Chrome Canary is a raw and unfinished browser compared to its Dev, Beta, and Stable cousins. As a result, the browsing experience in Chrome Canary could be a bit bumpy compared to what you're used to in a typical web browser. Bugs could crop up, features you like could suddenly disappear without warning, and the browser itself could bomb out on you unexpectedly. In short, Chrome Canary is a work in progress. It gets new updates and features almost every day, and although they're hot off the press, they are not guaranteed to be stable.

You might find Chrome Canary intriguing if you want early access to experimental Chrome features before the general public, but you shouldn't rely on Chrome Canary as your primary browser – in fact, you cannot set it as your default browser. It's fine to use Chrome Canary as a secondary browser if you like, though, and you don't have to worry about any odd behavior in Chrome Canary affecting your browsing experience in the standard Chrome browser.

Chrome Canary download page

Who Uses Chrome Canary

Chrome Canary is not intended for web users who are uncomfortable with technology. As Google cautions, "Be forewarned: it's designed for developers and early adopters, and can sometimes break down completely." Techies refer to this type of web browser as bleeding edge technology, meaning it might not be ready for prime time and could even be unstable or unreliable. So if the idea of a browser crash stresses you out, Chrome Canary is not for you.

If you don't mind occasional glitches or bumpy sailing, though, you might find Chrome Canary worth checking out. As the name implies, Canary gives Chrome engineers an early warning about bugs or glitches that could eventually become a problem if left unaddressed – just like a canary in a coal mine. With the benefit of this feedback, Google is able to speed up the development cycle for Chrome and get cool new features out to the public faster than it otherwise could.

How to Get Chrome Canary

If you're curious (or just feel like living on the edge) and want to try Chrome Canary for yourself, you can use it on the following platforms: Windows 64-bit, Windows 32-bit, Mac OSX, and Android. Google keeps an up-to-date list of its Chrome release channels where you can get more detailed information about Canary's availability and find the appropriate Chrome Canary download links. You'll notice that Chrome Canary's icon looks similar to regular Chrome but is gold in color, making it easier to tell the two versions apart.

Chrome Canary settings

You can sign into Chrome Canary with your Google account in order to access the bookmarks, browsing history, passwords, and settings that you might have already configured in the regular version of Chrome.
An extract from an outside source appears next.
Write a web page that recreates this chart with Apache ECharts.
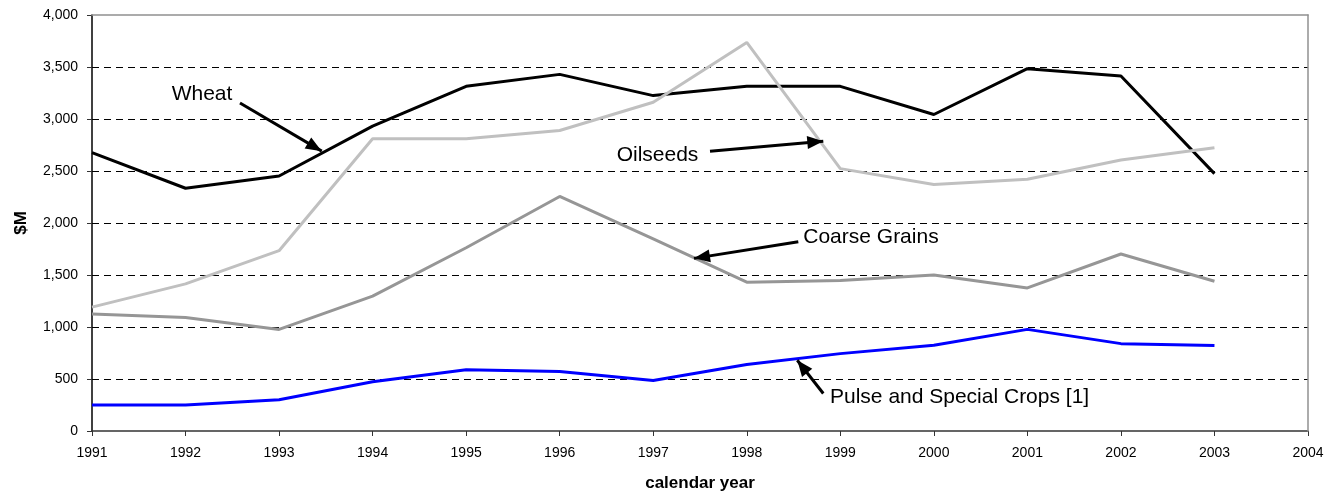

If you prefer to be cautious, you may not want to sync Chrome Canary with your Google account on the off chance that a bug could affect your Chrome Canary settings and sync those changes to your Google account, later reflecting them in the standard version of Chrome. You can configure multiple user profiles in Chrome Canary, however. That way, you can set up a sandbox where you can play with Chrome Canary's cool new features without having to worry about what happens if you encounter a glitch.